▶ **THE TASK**
From the entries below, reproduce exactly the lines from the one with "Emit a Python" through the one with "fig, ax = plt.subplots(figsize=(7.49, 5.31), dpi=100)", both included, without images.

(Excerpt from a dataset)
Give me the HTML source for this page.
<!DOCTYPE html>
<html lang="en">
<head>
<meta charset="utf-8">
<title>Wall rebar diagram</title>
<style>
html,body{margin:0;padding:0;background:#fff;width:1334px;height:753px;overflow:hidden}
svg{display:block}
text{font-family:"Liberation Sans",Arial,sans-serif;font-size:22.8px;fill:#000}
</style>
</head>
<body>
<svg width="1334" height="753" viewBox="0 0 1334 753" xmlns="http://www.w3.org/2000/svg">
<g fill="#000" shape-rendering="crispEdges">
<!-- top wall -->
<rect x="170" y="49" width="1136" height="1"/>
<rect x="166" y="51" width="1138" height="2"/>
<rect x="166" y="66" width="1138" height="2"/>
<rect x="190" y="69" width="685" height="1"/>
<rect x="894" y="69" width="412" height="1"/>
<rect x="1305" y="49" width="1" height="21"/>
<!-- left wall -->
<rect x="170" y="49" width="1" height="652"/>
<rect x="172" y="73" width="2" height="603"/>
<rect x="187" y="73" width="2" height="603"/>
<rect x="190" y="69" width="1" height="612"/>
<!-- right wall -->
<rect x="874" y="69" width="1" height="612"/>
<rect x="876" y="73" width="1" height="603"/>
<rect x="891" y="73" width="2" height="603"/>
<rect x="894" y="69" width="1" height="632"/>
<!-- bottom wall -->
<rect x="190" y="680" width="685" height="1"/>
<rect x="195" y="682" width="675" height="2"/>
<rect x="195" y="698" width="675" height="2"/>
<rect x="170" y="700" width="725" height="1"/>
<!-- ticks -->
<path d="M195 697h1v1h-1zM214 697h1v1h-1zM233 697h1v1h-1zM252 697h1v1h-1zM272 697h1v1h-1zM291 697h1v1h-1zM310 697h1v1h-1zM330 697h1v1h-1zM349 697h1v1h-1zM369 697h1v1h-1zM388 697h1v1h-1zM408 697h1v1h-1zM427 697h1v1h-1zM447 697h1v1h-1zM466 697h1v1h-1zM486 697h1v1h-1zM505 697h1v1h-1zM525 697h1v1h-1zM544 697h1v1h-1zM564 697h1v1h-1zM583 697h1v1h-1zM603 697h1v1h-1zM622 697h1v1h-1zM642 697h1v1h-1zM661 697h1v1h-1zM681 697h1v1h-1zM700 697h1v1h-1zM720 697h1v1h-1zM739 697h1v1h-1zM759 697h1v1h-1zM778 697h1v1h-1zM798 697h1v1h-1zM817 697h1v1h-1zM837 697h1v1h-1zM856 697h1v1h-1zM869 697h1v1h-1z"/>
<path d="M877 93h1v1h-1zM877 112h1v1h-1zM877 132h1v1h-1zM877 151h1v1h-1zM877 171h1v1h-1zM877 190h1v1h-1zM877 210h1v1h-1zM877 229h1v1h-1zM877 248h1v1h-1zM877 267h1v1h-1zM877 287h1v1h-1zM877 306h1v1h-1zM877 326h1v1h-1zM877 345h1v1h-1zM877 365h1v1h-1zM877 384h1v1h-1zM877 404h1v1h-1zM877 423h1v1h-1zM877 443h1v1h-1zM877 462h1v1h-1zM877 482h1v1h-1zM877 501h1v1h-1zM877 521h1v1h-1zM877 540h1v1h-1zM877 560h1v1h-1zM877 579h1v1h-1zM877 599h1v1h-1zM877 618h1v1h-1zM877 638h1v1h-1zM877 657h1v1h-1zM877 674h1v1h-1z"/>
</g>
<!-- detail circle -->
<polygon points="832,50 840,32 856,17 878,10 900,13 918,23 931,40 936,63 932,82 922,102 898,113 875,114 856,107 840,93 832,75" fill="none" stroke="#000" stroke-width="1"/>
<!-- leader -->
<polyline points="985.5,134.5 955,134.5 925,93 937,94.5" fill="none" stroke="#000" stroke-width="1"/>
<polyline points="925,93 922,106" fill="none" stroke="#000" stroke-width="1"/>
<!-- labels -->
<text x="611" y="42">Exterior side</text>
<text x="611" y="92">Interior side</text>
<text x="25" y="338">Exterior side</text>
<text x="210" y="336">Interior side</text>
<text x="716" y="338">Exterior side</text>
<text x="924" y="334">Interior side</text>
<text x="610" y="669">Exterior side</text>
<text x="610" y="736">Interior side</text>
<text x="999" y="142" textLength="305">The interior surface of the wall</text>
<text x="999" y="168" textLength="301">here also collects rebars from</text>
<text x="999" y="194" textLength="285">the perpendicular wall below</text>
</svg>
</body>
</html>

---

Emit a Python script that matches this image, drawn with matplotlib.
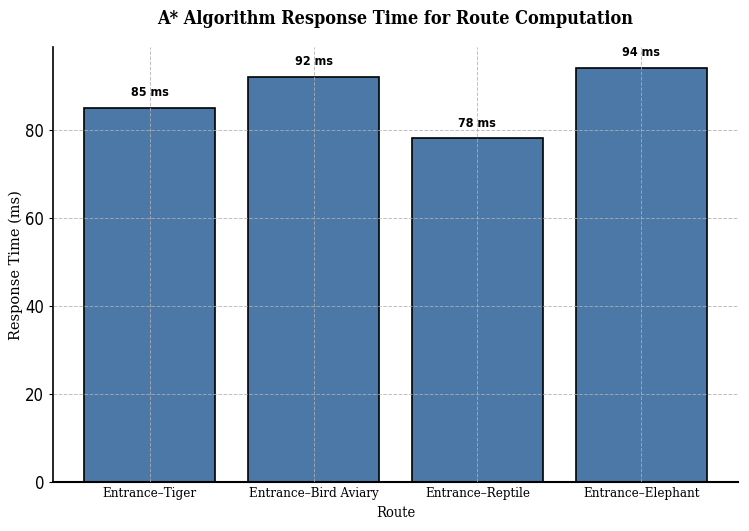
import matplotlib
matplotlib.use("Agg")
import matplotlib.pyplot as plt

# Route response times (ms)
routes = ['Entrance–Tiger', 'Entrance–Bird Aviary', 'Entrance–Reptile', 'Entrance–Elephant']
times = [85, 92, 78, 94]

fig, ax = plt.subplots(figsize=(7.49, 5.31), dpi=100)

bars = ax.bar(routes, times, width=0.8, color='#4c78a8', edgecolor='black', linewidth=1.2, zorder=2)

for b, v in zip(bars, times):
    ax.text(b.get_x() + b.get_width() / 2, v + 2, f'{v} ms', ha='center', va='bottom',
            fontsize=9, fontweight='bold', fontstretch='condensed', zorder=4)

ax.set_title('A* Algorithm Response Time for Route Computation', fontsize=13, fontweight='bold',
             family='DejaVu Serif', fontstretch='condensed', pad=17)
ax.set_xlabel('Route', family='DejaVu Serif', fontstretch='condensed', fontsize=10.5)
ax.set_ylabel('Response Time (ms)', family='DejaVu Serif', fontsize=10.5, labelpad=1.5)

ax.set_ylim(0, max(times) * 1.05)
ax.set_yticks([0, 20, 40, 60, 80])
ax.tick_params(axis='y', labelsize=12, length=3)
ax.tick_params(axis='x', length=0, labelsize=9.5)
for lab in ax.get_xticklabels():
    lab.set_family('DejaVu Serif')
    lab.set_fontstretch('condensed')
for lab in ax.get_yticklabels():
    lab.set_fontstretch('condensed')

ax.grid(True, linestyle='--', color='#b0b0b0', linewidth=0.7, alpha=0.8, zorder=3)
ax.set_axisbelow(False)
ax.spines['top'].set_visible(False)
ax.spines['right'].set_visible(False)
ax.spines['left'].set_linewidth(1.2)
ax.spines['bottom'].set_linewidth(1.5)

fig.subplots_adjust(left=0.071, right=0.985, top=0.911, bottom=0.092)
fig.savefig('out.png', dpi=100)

▶ **WRITTEN SOLUTION**
Emit a Python script that matches this image, drawn with matplotlib.
import matplotlib
matplotlib.use("Agg")
import matplotlib.pyplot as plt

# Route response times (ms)
routes = ['Entrance–Tiger', 'Entrance–Bird Aviary', 'Entrance–Reptile', 'Entrance–Elephant']
times = [85, 92, 78, 94]

fig, ax = plt.subplots(figsize=(7.49, 5.31), dpi=100)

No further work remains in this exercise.